Exercise description: Return the data exactly, with all pictures removed.

Data shown:
————————

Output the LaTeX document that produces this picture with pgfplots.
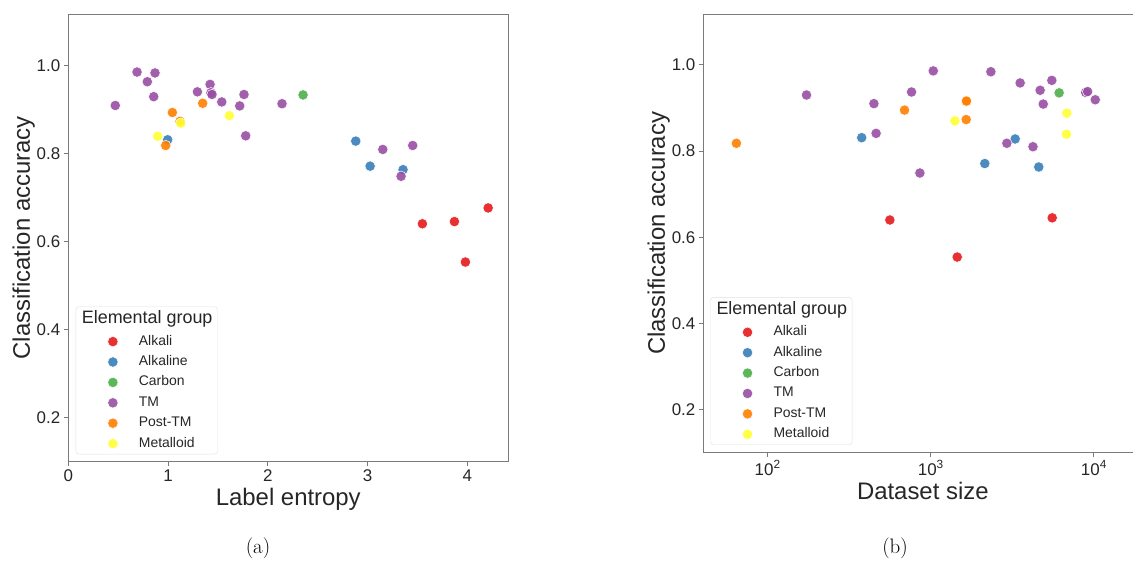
\documentclass[border=0pt]{standalone}
\usepackage{fontspec}
\usepackage{pgfplots}
\pgfplotsset{compat=1.18}
\newfontfamily\arial{Liberation Sans}

% Set1 palette for the elemental groups
\definecolor{cAlkali}{HTML}{E41A1C}
\definecolor{cAlkaline}{HTML}{377EB8}
\definecolor{cCarbon}{HTML}{4DAF4A}
\definecolor{cTM}{HTML}{984EA3}
\definecolor{cPost}{HTML}{FF7F00}
\definecolor{cMetal}{HTML}{FFFF33}
\definecolor{spine}{HTML}{7A7A7A}
\definecolor{txt}{HTML}{262626}

\pgfplotsset{
  dot/.style={only marks, mark=*, mark size=5.2bp,
    mark options={fill=#1, draw=white, line width=0.5bp, fill opacity=0.9}},
  grp/.style={dot=#1, forget plot},
  panel/.style={
    scale only axis, anchor=south west,
    axis line style={spine, line width=0.9bp},
    every tick/.style={spine, line width=0.9bp},
    tick align=outside, major tick length=4.5bp, minor tick length=2.5bp,
    xtick pos=left, ytick pos=left,
    /pgf/number format/assume math mode=true,
    tick label style={font=\arial\fontsize{17}{20}\selectfont, text=txt},
    label style={font=\arial\fontsize{24}{28}\selectfont, text=txt},
    ylabel shift=-5bp,
    ymin=0.1, ymax=1.118,
    ytick={0.2,0.4,0.6,0.8,1.0},
    yticklabel style={/pgf/number format/.cd, fixed, fixed zerofill, precision=1},
    ylabel={Classification accuracy},
    legend cell align=left,
    legend image code/.code={%
      \path[draw=none, fill=none] (0bp,0bp) rectangle (58bp,0bp);
      \path[mark repeat=2, mark phase=2, ##1, draw=none, fill=none, sharp corners]
        plot coordinates {(0bp,0bp) (32bp,0bp) (58bp,0bp)};},
    legend style={anchor=south west, draw=black!12, rounded corners=3bp,
      fill=white, inner xsep=5bp, inner ysep=4bp,
      font=\arial\fontsize{14}{16}\selectfont, text=txt,
      nodes={inner sep=0pt, text height=10bp, text depth=3bp},
      row sep=7.4bp, column sep=0bp},
  },
}

\newcommand{\grouplegend}{%
  \addlegendimage{empty legend}
  \addlegendentry[text height=13bp, text depth=4bp, font=\arial\fontsize{18}{20}\selectfont]{\hspace*{-57bp}Elemental group}
  \addlegendimage{dot=cAlkali}\addlegendentry{Alkali}
  \addlegendimage{dot=cAlkaline}\addlegendentry{Alkaline}
  \addlegendimage{dot=cCarbon}\addlegendentry{Carbon}
  \addlegendimage{dot=cTM}\addlegendentry{TM}
  \addlegendimage{dot=cPost}\addlegendentry{Post-TM}
  \addlegendimage{dot=cMetal}\addlegendentry{Metalloid}
}

\begin{document}
\begin{tikzpicture}
\path[use as bounding box, clip] (0bp,0bp) rectangle (1133bp,565bp);

% (a) accuracy against label entropy
\begin{axis}[panel, at={(68.3bp,103.3bp)}, width=440bp, height=447.7bp,
  xmin=0, xmax=4.41, xtick={0,1,2,3,4},
  xlabel={Label entropy},
  legend style={at={(0.0168,0.0165)}}]
\grouplegend
\addplot[grp=cAlkali] coordinates {(3.549,0.641) (3.870,0.646) (4.208,0.677) (3.980,0.554)};
\addplot[grp=cMetal] coordinates {(0.896,0.840)};
\addplot[grp=cAlkaline] coordinates {(0.996,0.832) (2.881,0.829) (3.025,0.772) (3.355,0.764)};
\addplot[grp=cCarbon] coordinates {(2.353,0.934)};
\addplot[grp=cTM] coordinates {(0.471,0.910) (0.689,0.986) (0.792,0.964) (0.869,0.984)
  (0.856,0.930) (1.294,0.941) (1.421,0.958) (1.430,0.939) (1.440,0.935) (1.538,0.918)
  (1.718,0.909) (1.761,0.935) (1.778,0.841) (2.142,0.914) (3.152,0.810) (3.452,0.819)
  (3.335,0.749)};
\addplot[grp=cPost] coordinates {(1.043,0.894) (1.347,0.915) (0.976,0.819) (1.120,0.874)};
\addplot[grp=cMetal] coordinates {(1.127,0.870) (1.614,0.887)};
\end{axis}

% (b) accuracy against dataset size
\begin{axis}[panel, at={(703.3bp,112.3bp)}, width=439bp, height=438.7bp,
  xmode=log, log basis x=10, xmin=40.3, xmax=19800,
  xtick={100,1000,10000},
  xticklabels={10\textsuperscript{2}, 10\textsuperscript{3}, 10\textsuperscript{4}},
  xlabel={Dataset size},
  legend style={at={(0.016,0.0176)}}]
\grouplegend
\addplot[grp=cAlkali] coordinates {(561,0.640) (1452,0.554) (5550,0.645)};
\addplot[grp=cAlkaline] coordinates {(377,0.831) (3290,0.828) (2143,0.771) (4590,0.763)};
\addplot[grp=cCarbon] coordinates {(6120,0.935)};
\addplot[grp=cTM] coordinates {(173,0.930) (448,0.910) (462,0.841) (762,0.937) (1035,0.986)
  (857,0.749) (2335,0.984) (3530,0.958) (4680,0.941) (5520,0.964) (4890,0.909)
  (2925,0.818) (4230,0.810) (8900,0.936) (9150,0.938) (10190,0.919)};
\addplot[grp=cPost] coordinates {(64.3,0.818) (690,0.895) (1648,0.915) (1655,0.916) (1648,0.873)};
\addplot[grp=cMetal] coordinates {(1406,0.870) (6820,0.888) (6790,0.839)};
\end{axis}

\node[font=\fontsize{21}{24}\selectfont] at (258bp,17bp) {(a)};
\node[font=\fontsize{21}{24}\selectfont] at (895bp,17bp) {(b)};
\end{tikzpicture}
\end{document}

————————

Answer for the task:
Output the LaTeX document that produces this picture with pgfplots.
\documentclass[border=0pt]{standalone}
\usepackage{fontspec}
\usepackage{pgfplots}
\pgfplotsset{compat=1.18}
\newfontfamily\arial{Liberation Sans}

% Set1 palette for the elemental groups
\definecolor{cAlkali}{HTML}{E41A1C}
\definecolor{cAlkaline}{HTML}{377EB8}
\definecolor{cCarbon}{HTML}{4DAF4A}
\definecolor{cTM}{HTML}{984EA3}
\definecolor{cPost}{HTML}{FF7F00}
\definecolor{cMetal}{HTML}{FFFF33}
\definecolor{spine}{HTML}{7A7A7A}
\definecolor{txt}{HTML}{262626}

\pgfplotsset{
  dot/.style={only marks, mark=*, mark size=5.2bp,
    mark options={fill=#1, draw=white, line width=0.5bp, fill opacity=0.9}},
  grp/.style={dot=#1, forget plot},
  panel/.style={
    scale only axis, anchor=south west,
    axis line style={spine, line width=0.9bp},
    every tick/.style={spine, line width=0.9bp},
    tick align=outside, major tick length=4.5bp, minor tick length=2.5bp,
    xtick pos=left, ytick pos=left,
    /pgf/number format/assume math mode=true,
    tick label style={font=\arial\fontsize{17}{20}\selectfont, text=txt},
    label style={font=\arial\fontsize{24}{28}\selectfont, text=txt},
    ylabel shift=-5bp,
    ymin=0.1, ymax=1.118,
    ytick={0.2,0.4,0.6,0.8,1.0},
    yticklabel style={/pgf/number format/.cd, fixed, fixed zerofill, precision=1},
    ylabel={Classification accuracy},
    legend cell align=left,
    legend image code/.code={%
      \path[draw=none, fill=none] (0bp,0bp) rectangle (58bp,0bp);
      \path[mark repeat=2, mark phase=2, ##1, draw=none, fill=none, sharp corners]
        plot coordinates {(0bp,0bp) (32bp,0bp) (58bp,0bp)};},
    legend style={anchor=south west, draw=black!12, rounded corners=3bp,
      fill=white, inner xsep=5bp, inner ysep=4bp,
      font=\arial\fontsize{14}{16}\selectfont, text=txt,
      nodes={inner sep=0pt, text height=10bp, text depth=3bp},
      row sep=7.4bp, column sep=0bp},
  },
}

\newcommand{\grouplegend}{%
  \addlegendimage{empty legend}
  \addlegendentry[text height=13bp, text depth=4bp, font=\arial\fontsize{18}{20}\selectfont]{\hspace*{-57bp}Elemental group}
  \addlegendimage{dot=cAlkali}\addlegendentry{Alkali}
  \addlegendimage{dot=cAlkaline}\addlegendentry{Alkaline}
  \addlegendimage{dot=cCarbon}\addlegendentry{Carbon}
  \addlegendimage{dot=cTM}\addlegendentry{TM}
  \addlegendimage{dot=cPost}\addlegendentry{Post-TM}
  \addlegendimage{dot=cMetal}\addlegendentry{Metalloid}
}

\begin{document}
\begin{tikzpicture}
\path[use as bounding box, clip] (0bp,0bp) rectangle (1133bp,565bp);

% (a) accuracy against label entropy
\begin{axis}[panel, at={(68.3bp,103.3bp)}, width=440bp, height=447.7bp,
  xmin=0, xmax=4.41, xtick={0,1,2,3,4},
  xlabel={Label entropy},
  legend style={at={(0.0168,0.0165)}}]
\grouplegend
\addplot[grp=cAlkali] coordinates {(3.549,0.641) (3.870,0.646) (4.208,0.677) (3.980,0.554)};
\addplot[grp=cMetal] coordinates {(0.896,0.840)};
\addplot[grp=cAlkaline] coordinates {(0.996,0.832) (2.881,0.829) (3.025,0.772) (3.355,0.764)};
\addplot[grp=cCarbon] coordinates {(2.353,0.934)};
\addplot[grp=cTM] coordinates {(0.471,0.910) (0.689,0.986) (0.792,0.964) (0.869,0.984)
  (0.856,0.930) (1.294,0.941) (1.421,0.958) (1.430,0.939) (1.440,0.935) (1.538,0.918)
  (1.718,0.909) (1.761,0.935) (1.778,0.841) (2.142,0.914) (3.152,0.810) (3.452,0.819)
  (3.335,0.749)};
\addplot[grp=cPost] coordinates {(1.043,0.894) (1.347,0.915) (0.976,0.819) (1.120,0.874)};
\addplot[grp=cMetal] coordinates {(1.127,0.870) (1.614,0.887)};
\end{axis}

% (b) accuracy against dataset size
\begin{axis}[panel, at={(703.3bp,112.3bp)}, width=439bp, height=438.7bp,
  xmode=log, log basis x=10, xmin=40.3, xmax=19800,
  xtick={100,1000,10000},
  xticklabels={10\textsuperscript{2}, 10\textsuperscript{3}, 10\textsuperscript{4}},
  xlabel={Dataset size},
  legend style={at={(0.016,0.0176)}}]
\grouplegend
\addplot[grp=cAlkali] coordinates {(561,0.640) (1452,0.554) (5550,0.645)};
\addplot[grp=cAlkaline] coordinates {(377,0.831) (3290,0.828) (2143,0.771) (4590,0.763)};
\addplot[grp=cCarbon] coordinates {(6120,0.935)};
\addplot[grp=cTM] coordinates {(173,0.930) (448,0.910) (462,0.841) (762,0.937) (1035,0.986)
  (857,0.749) (2335,0.984) (3530,0.958) (4680,0.941) (5520,0.964) (4890,0.909)
  (2925,0.818) (4230,0.810) (8900,0.936) (9150,0.938) (10190,0.919)};
\addplot[grp=cPost] coordinates {(64.3,0.818) (690,0.895) (1648,0.915) (1655,0.916) (1648,0.873)};
\addplot[grp=cMetal] coordinates {(1406,0.870) (6820,0.888) (6790,0.839)};
\end{axis}

\node[font=\fontsize{21}{24}\selectfont] at (258bp,17bp) {(a)};
\node[font=\fontsize{21}{24}\selectfont] at (895bp,17bp) {(b)};
\end{tikzpicture}
\end{document}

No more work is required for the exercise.